Conversely, low-variance columns are also unsuitable for model buildings. Therefore, these settings enable users to exclude such columns from the dataset.
Click “Next.”
Case 1: Selecting to build a new machine-learning model
Step 4: Users can tailor the insights narrative, outlining all the variables in crafting the insight. Then, click on “Save.”

Note: If you wish to apply a filter, a window will appear for creating filters. As shown in the Trend Analysis, establish filters by groups or conditions as needed.
Step 5: Name the insight for future access (default suggestion provided) and save it.

Step 6: A new window appears; click “Execute Now” to generate insights.
Upon initiation of execution, the system will undergo four background processes.

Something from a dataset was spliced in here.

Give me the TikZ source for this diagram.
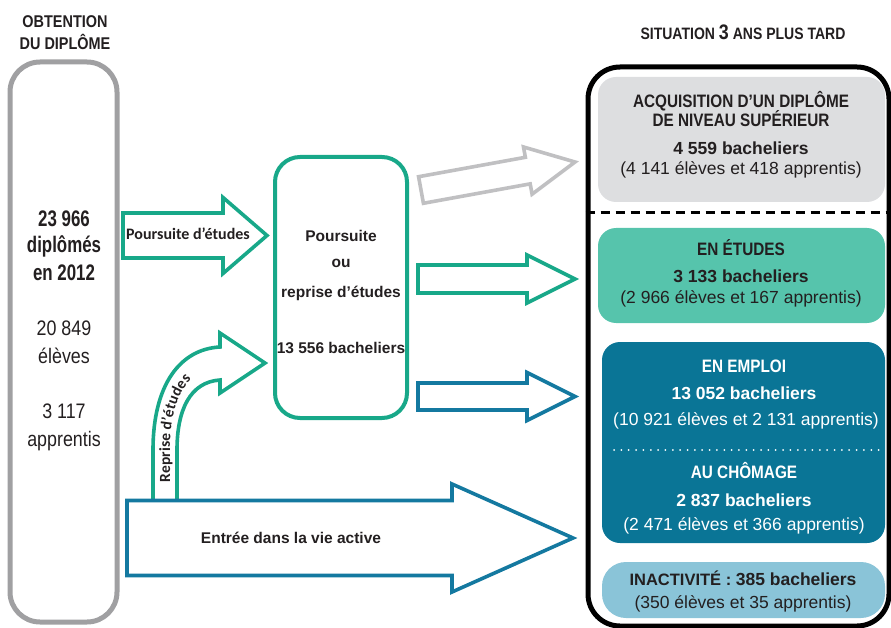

You can also terminate the execution at any point before its completion.
To enhance comprehension, we’ve developed a classification model to show the impact of input variables on the model’s performance.
Following the classification analysis conducted using the created model, users can leverage the same model to generate a forecast for similar data.

Case 2- Re-use already available model
Step 1: After choosing schema, select “Reuse an existing model” in the insight approach, then select the previously created model for classification.
Click “Next.”
Step 2: Users can tailor the insights narrative, outlining all the variables in crafting the insight. Then, click on “Save.
Step 3: Name the insight for future access (default suggestion provided) and save it.
Step 4: A new window appears; click “Execute Now” to generate insights.
The forecast analysis insight in classification displays the forecast on classified variables.